## Aim of the task:
Restate each of the lines below word for word and drop every picture.
** Start Data excerpt **
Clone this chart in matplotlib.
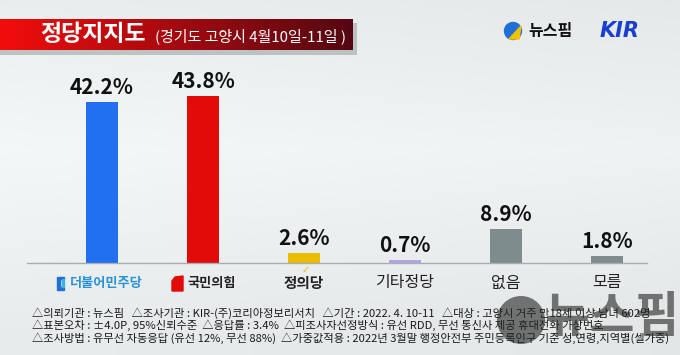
import matplotlib
matplotlib.use("Agg")
import matplotlib.pyplot as plt
import numpy as np
from matplotlib.patches import Rectangle, Polygon, Circle

plt.rcParams['font.family'] = ['Noto Sans CJK KR', 'DejaVu Sans']

# ---- data ----
categories = ["더불어민주당", "국민의힘", "정의당", "기타정당", "없음", "모름"]
values = [42.2, 43.8, 2.6, 0.7, 8.9, 1.8]
bar_colors = ["#2070f0", "#e30a0a", "#e9bd00", "#b3a3e6", "#7f8c8d", "#7f8c8d"]
title_main = "정당지지도"
title_sub = "(경기도 고양시 4월10일-11일 )"
footer_lines = [
    "△의뢰기관 : 뉴스핌   △조사기관 : KIR-(주)코리아정보리서치   △기간 : 2022. 4. 10-11   △대상 : 고양시 거주 만18세 이상 남녀 602명",
    "△표본오차 : ±4.0P, 95%신뢰수준  △응답률 : 3.4%  △피조사자선정방식 : 유선 RDD, 무선 통신사 제공 휴대전화 가상번호",
    "△조사방법 : 유무선 자동응답 (유선 12%, 무선 88%)  △가중값적용 : 2022년 3월말 행정안전부 주민등록인구 기준 성,연령,지역별(셀가중)",
]

W, H = 680, 355
fig = plt.figure(figsize=(W / 100, H / 100), dpi=100)

# background axes in pixel coordinates
bg = fig.add_axes([0, 0, 1, 1])
bg.set_xlim(0, W)
bg.set_ylim(H, 0)
bg.axis('off')
yy, xx = np.mgrid[0:H, 0:W]
grad = 0.905 + 0.045 * np.clip(1 - np.abs(yy - 150) / 180.0, 0, 1) + 0.02 * (1 - xx / W)
grad = np.clip(grad, 0, 1)
img = np.dstack([grad * 0.985, grad, grad * 1.0])
bg.imshow(img, extent=[0, W, H, 0], aspect='auto', zorder=0)

# title banner with shadow
bg.add_patch(Rectangle((0, 23), 357, 32, color='#8f9598', alpha=0.5, zorder=1, lw=0))
ban = np.linspace(0, 1, 256)
r = 0.95 * (1 - ban) + 0.33 * ban
g = 0.05 * (1 - ban) + 0.03 * ban
b = 0.05 * (1 - ban) + 0.07 * ban
banner = np.dstack([r, g, b])[None, :, :].repeat(2, axis=0).reshape(2, 256, 3)
bg.imshow(banner, extent=[0, 353, 50, 19], aspect='auto', zorder=2)
bg.text(40, 34.5, title_main, color='white', fontsize=16.5, fontweight='bold', va='center', ha='left', zorder=3)
bg.text(155, 36.5, title_sub, color='white', fontsize=10.8, va='center', ha='left', zorder=3)

# logos
bg.add_patch(Circle((513, 31), 8.5, color='#1f6fd6', zorder=3))
bg.add_patch(Polygon([[509, 39], [521, 26], [519, 39]], closed=True, color='#f2c200', zorder=4))
bg.text(528, 31, "뉴스핌", fontsize=11.5, fontweight='bold', color='#111111', va='center', ha='left', zorder=3)
bg.text(600, 31, "KIR", fontsize=15, fontweight='bold', fontstyle='italic', color='#1a3fd0',
        va='center', ha='left', zorder=3, family='DejaVu Sans')

# data axes
base_y = 263
px_per_unit = 167 / 43.8
ymax = 50
ax_h = ymax * px_per_unit
x_left, x_right = 27, 647
c0, step = 102, 101
ax = fig.add_axes([x_left / W, (H - base_y) / H, (x_right - x_left) / W, ax_h / H])
ax.set_xlim((x_left - c0) / step, (x_right - c0) / step)
ax.set_ylim(0, ymax)
ax.patch.set_alpha(0)
for s in ['top', 'right', 'left']:
    ax.spines[s].set_visible(False)
ax.spines['bottom'].set_color('#a9adb0')
ax.spines['bottom'].set_linewidth(1.0)
ax.set_xticks([])
ax.set_yticks([])

xs = np.arange(len(categories))
ax.bar(xs, values, width=32 / step, color=bar_colors, zorder=2)
for x, v in zip(xs, values):
    ax.annotate(f"{v}%", xy=(x, v), xytext=(0, 3), textcoords='offset points',
                ha='center', va='bottom', fontsize=15, fontweight='bold', color='#111111')

# category labels
lab_off = -14.4
for i, cat in enumerate(categories):
    if i == 0:
        ax.annotate(cat, xy=(i, 0), xytext=(3, lab_off), textcoords='offset points', ha='center',
                    va='center', fontsize=9.5, fontweight='bold', color='#2a93d5', annotation_clip=False)
    elif i == 1:
        ax.annotate(cat, xy=(i, 0), xytext=(6, lab_off), textcoords='offset points', ha='center',
                    va='center', fontsize=9.5, fontweight='bold', color='#222222', annotation_clip=False)
    elif i == 2:
        ax.annotate(cat, xy=(i, 0), xytext=(0, lab_off), textcoords='offset points', ha='center',
                    va='center', fontsize=10.5, fontweight='bold', color='#222222', annotation_clip=False)
        ax.annotate("✓", xy=(i, 0), xytext=(1, lab_off + 9), textcoords='offset points', ha='center',
                    va='center', fontsize=7, color='#e9bd00', annotation_clip=False, family='DejaVu Sans')
    else:
        ax.annotate(cat, xy=(i, 0), xytext=(0, lab_off), textcoords='offset points', ha='center',
                    va='center', fontsize=11.5, color='#222222', annotation_clip=False)

# party icons (pixel coords)
bg.add_patch(Polygon([[57, 277], [64, 277], [64, 279], [60, 279], [60, 287], [64, 287], [64, 290], [57, 290]],
                     closed=True, color='#1f6fd6', zorder=3))
bg.add_patch(Rectangle((62, 279), 2, 8, color='#39b5e0', zorder=3))
bg.add_patch(Polygon([[175, 277], [183, 276], [183, 291], [172, 291], [172, 281]], closed=True,
                     color='#e30a0a', zorder=3))

# footer
for k, line in enumerate(footer_lines):
    bg.text(32, 313 + 12.5 * k, line, fontsize=8.1, color='#1a1a1a', va='center', ha='left', zorder=3)

# watermark
bg.add_patch(Circle((521, 320), 24, color='#222222', alpha=0.6, zorder=5, lw=0))
bg.text(545, 318, "뉴스핌", fontsize=35, fontweight='bold', color='#222222', alpha=0.6,
        va='center', ha='left', zorder=5)

fig.savefig("out.png", dpi=100)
** End Data excerpt **
## The reply:
Clone this chart in matplotlib.
import matplotlib
matplotlib.use("Agg")
import matplotlib.pyplot as plt
import numpy as np
from matplotlib.patches import Rectangle, Polygon, Circle

plt.rcParams['font.family'] = ['Noto Sans CJK KR', 'DejaVu Sans']

# ---- data ----
categories = ["더불어민주당", "국민의힘", "정의당", "기타정당", "없음", "모름"]
values = [42.2, 43.8, 2.6, 0.7, 8.9, 1.8]
bar_colors = ["#2070f0", "#e30a0a", "#e9bd00", "#b3a3e6", "#7f8c8d", "#7f8c8d"]
title_main = "정당지지도"
title_sub = "(경기도 고양시 4월10일-11일 )"
footer_lines = [
    "△의뢰기관 : 뉴스핌   △조사기관 : KIR-(주)코리아정보리서치   △기간 : 2022. 4. 10-11   △대상 : 고양시 거주 만18세 이상 남녀 602명",
    "△표본오차 : ±4.0P, 95%신뢰수준  △응답률 : 3.4%  △피조사자선정방식 : 유선 RDD, 무선 통신사 제공 휴대전화 가상번호",
    "△조사방법 : 유무선 자동응답 (유선 12%, 무선 88%)  △가중값적용 : 2022년 3월말 행정안전부 주민등록인구 기준 성,연령,지역별(셀가중)",
]

W, H = 680, 355
fig = plt.figure(figsize=(W / 100, H / 100), dpi=100)

# background axes in pixel coordinates
bg = fig.add_axes([0, 0, 1, 1])
bg.set_xlim(0, W)
bg.set_ylim(H, 0)
bg.axis('off')
yy, xx = np.mgrid[0:H, 0:W]
grad = 0.905 + 0.045 * np.clip(1 - np.abs(yy - 150) / 180.0, 0, 1) + 0.02 * (1 - xx / W)
grad = np.clip(grad, 0, 1)
img = np.dstack([grad * 0.985, grad, grad * 1.0])
bg.imshow(img, extent=[0, W, H, 0], aspect='auto', zorder=0)

# title banner with shadow
bg.add_patch(Rectangle((0, 23), 357, 32, color='#8f9598', alpha=0.5, zorder=1, lw=0))
ban = np.linspace(0, 1, 256)
r = 0.95 * (1 - ban) + 0.33 * ban
g = 0.05 * (1 - ban) + 0.03 * ban
b = 0.05 * (1 - ban) + 0.07 * ban
banner = np.dstack([r, g, b])[None, :, :].repeat(2, axis=0).reshape(2, 256, 3)
bg.imshow(banner, extent=[0, 353, 50, 19], aspect='auto', zorder=2)
bg.text(40, 34.5, title_main, color='white', fontsize=16.5, fontweight='bold', va='center', ha='left', zorder=3)
bg.text(155, 36.5, title_sub, color='white', fontsize=10.8, va='center', ha='left', zorder=3)

# logos
bg.add_patch(Circle((513, 31), 8.5, color='#1f6fd6', zorder=3))
bg.add_patch(Polygon([[509, 39], [521, 26], [519, 39]], closed=True, color='#f2c200', zorder=4))
bg.text(528, 31, "뉴스핌", fontsize=11.5, fontweight='bold', color='#111111', va='center', ha='left', zorder=3)
bg.text(600, 31, "KIR", fontsize=15, fontweight='bold', fontstyle='italic', color='#1a3fd0',
        va='center', ha='left', zorder=3, family='DejaVu Sans')

# data axes
base_y = 263
px_per_unit = 167 / 43.8
ymax = 50
ax_h = ymax * px_per_unit
x_left, x_right = 27, 647
c0, step = 102, 101
ax = fig.add_axes([x_left / W, (H - base_y) / H, (x_right - x_left) / W, ax_h / H])
ax.set_xlim((x_left - c0) / step, (x_right - c0) / step)
ax.set_ylim(0, ymax)
ax.patch.set_alpha(0)
for s in ['top', 'right', 'left']:
    ax.spines[s].set_visible(False)
ax.spines['bottom'].set_color('#a9adb0')
ax.spines['bottom'].set_linewidth(1.0)
ax.set_xticks([])
ax.set_yticks([])

xs = np.arange(len(categories))
ax.bar(xs, values, width=32 / step, color=bar_colors, zorder=2)
for x, v in zip(xs, values):
    ax.annotate(f"{v}%", xy=(x, v), xytext=(0, 3), textcoords='offset points',
                ha='center', va='bottom', fontsize=15, fontweight='bold', color='#111111')

# category labels
lab_off = -14.4
for i, cat in enumerate(categories):
    if i == 0:
        ax.annotate(cat, xy=(i, 0), xytext=(3, lab_off), textcoords='offset points', ha='center',
                    va='center', fontsize=9.5, fontweight='bold', color='#2a93d5', annotation_clip=False)
    elif i == 1:
        ax.annotate(cat, xy=(i, 0), xytext=(6, lab_off), textcoords='offset points', ha='center',
                    va='center', fontsize=9.5, fontweight='bold', color='#222222', annotation_clip=False)
    elif i == 2:
        ax.annotate(cat, xy=(i, 0), xytext=(0, lab_off), textcoords='offset points', ha='center',
                    va='center', fontsize=10.5, fontweight='bold', color='#222222', annotation_clip=False)
        ax.annotate("✓", xy=(i, 0), xytext=(1, lab_off + 9), textcoords='offset points', ha='center',
                    va='center', fontsize=7, color='#e9bd00', annotation_clip=False, family='DejaVu Sans')
    else:
        ax.annotate(cat, xy=(i, 0), xytext=(0, lab_off), textcoords='offset points', ha='center',
                    va='center', fontsize=11.5, color='#222222', annotation_clip=False)

# party icons (pixel coords)
bg.add_patch(Polygon([[57, 277], [64, 277], [64, 279], [60, 279], [60, 287], [64, 287], [64, 290], [57, 290]],
                     closed=True, color='#1f6fd6', zorder=3))
bg.add_patch(Rectangle((62, 279), 2, 8, color='#39b5e0', zorder=3))
bg.add_patch(Polygon([[175, 277], [183, 276], [183, 291], [172, 291], [172, 281]], closed=True,
                     color='#e30a0a', zorder=3))

# footer
for k, line in enumerate(footer_lines):
    bg.text(32, 313 + 12.5 * k, line, fontsize=8.1, color='#1a1a1a', va='center', ha='left', zorder=3)

# watermark
bg.add_patch(Circle((521, 320), 24, color='#222222', alpha=0.6, zorder=5, lw=0))
bg.text(545, 318, "뉴스핌", fontsize=35, fontweight='bold', color='#222222', alpha=0.6,
        va='center', ha='left', zorder=5)

fig.savefig("out.png", dpi=100)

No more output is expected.